I embraced Japan throughout the winter break alone, with friends, alone again, with friends again… Revisiting the same cities so often it felt like a homely chime would greet me with each return. Learning about the country and one’s own style of travelling is what makes the journey so fun. I was happy to do the intense checklist visiting-style as well as I was to laze in town, basking in the atmosphere.


Both boys brought their Swiss army training with them, and traveling with them was a fun bootcamp - walking the mandatory daily 20km was at least rewarded with good food, shopping and warm onsen. This was different from traveling later with my best friend, whose routine imposed breakfast at noon, and shopping, strolling through cafes until the evening set.


With the boys, things were very competitive and their opinions were definitive. They continuously judged which place felt more “authentic”. Kyoto was disqualified due to its large roads, clumsily modern infrastructure and temples seeming a staged setup. South of Nara we stayed at a lovely temple complex deep in the mountains, but with prayer sessions offered as price packages, the spirit of religion was reduced to a commodity. We went to Kawaguchiko - and there it was. Fresh mountain air. We arrived in a twilight rain, and guided by stone lanterns we passed through a shrine, hearing dieties’ dance in the bells. In the morning, dawn hug around Fuji-san like a silk scarf, and the town glowed golden. There was our “true Japan”.


With my girl friend, it was the hunt for “the classic Japanese vibe” which preoccupied us. Armed with Japanese language skills and an understanding from living in Sapporo together, we marvelled at how radically different each city was. Osaka was very “retro” and fun, and their men were dangerously gorgeous. Kyoto weighed its charm on us, deep and calm. We saw the deathly beauty of the golden temple as Mishima had seen, the bright façade almost bursting into flames as we looked at it. Nara felt like elegant history shying away, enjoying a stroll in common clothes with its guardians the deer, before retreating into ancient courthouses. Tokyo was everything and more, more, more. I believe we concluded that the classic Japanese vibe was only found in certain streets in these cities, those places touched by magic of our memories.


Traveling alone felt like a whole different experience. I was vulnerable, and although I had planned things well, I always felt a little lost. I made a slow crawl down south, for the places my friends wouldn’t stop by on their big Japan checklist. A deep lung sickness had seized me, and the January cold left the smaller towns empty and strange. Through glazed eyes I strove to find kindness and beauty in the dark, and I was relieved to see the temples as gorgeous as ever, and people open up to me through small offerings of food and conversation. Empty towns were softened by rain, and seeing pottery, families and students on bikes, I felt almost a part of a course of life.
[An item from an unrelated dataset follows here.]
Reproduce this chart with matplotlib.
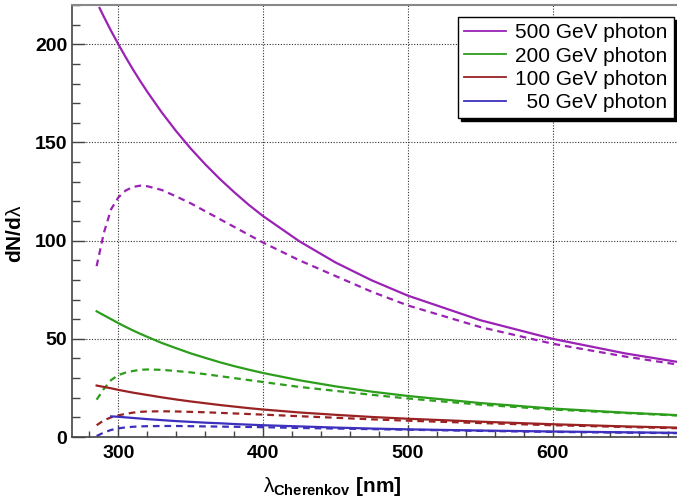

The coast of Japan in winter smells of bamboo: hollow and fresh. On a little island I nursed my solitude among curious bursts of retro art and undiscovered temples. Himeji, Okayama, Naoshima, all the way to Hiroshima. Humanity’s deathly terror scattered the city, but the people were terribly good-humoured, as if the burns were a reminder to enjoy the present moment. Vicariously gnashing at the stuff of life with laughing teeth. My body, crushed by sickness and the feeling of defeat which pervaded the place, was healed by humanity’s truth. The people which brought me in were generous, curious, and genuine, and it was in this city of ashes that I was born again into the world.


I carried on my travels with renewed courage, and a feeling of affection for each city. Each place felt like my own, and I belonged to it.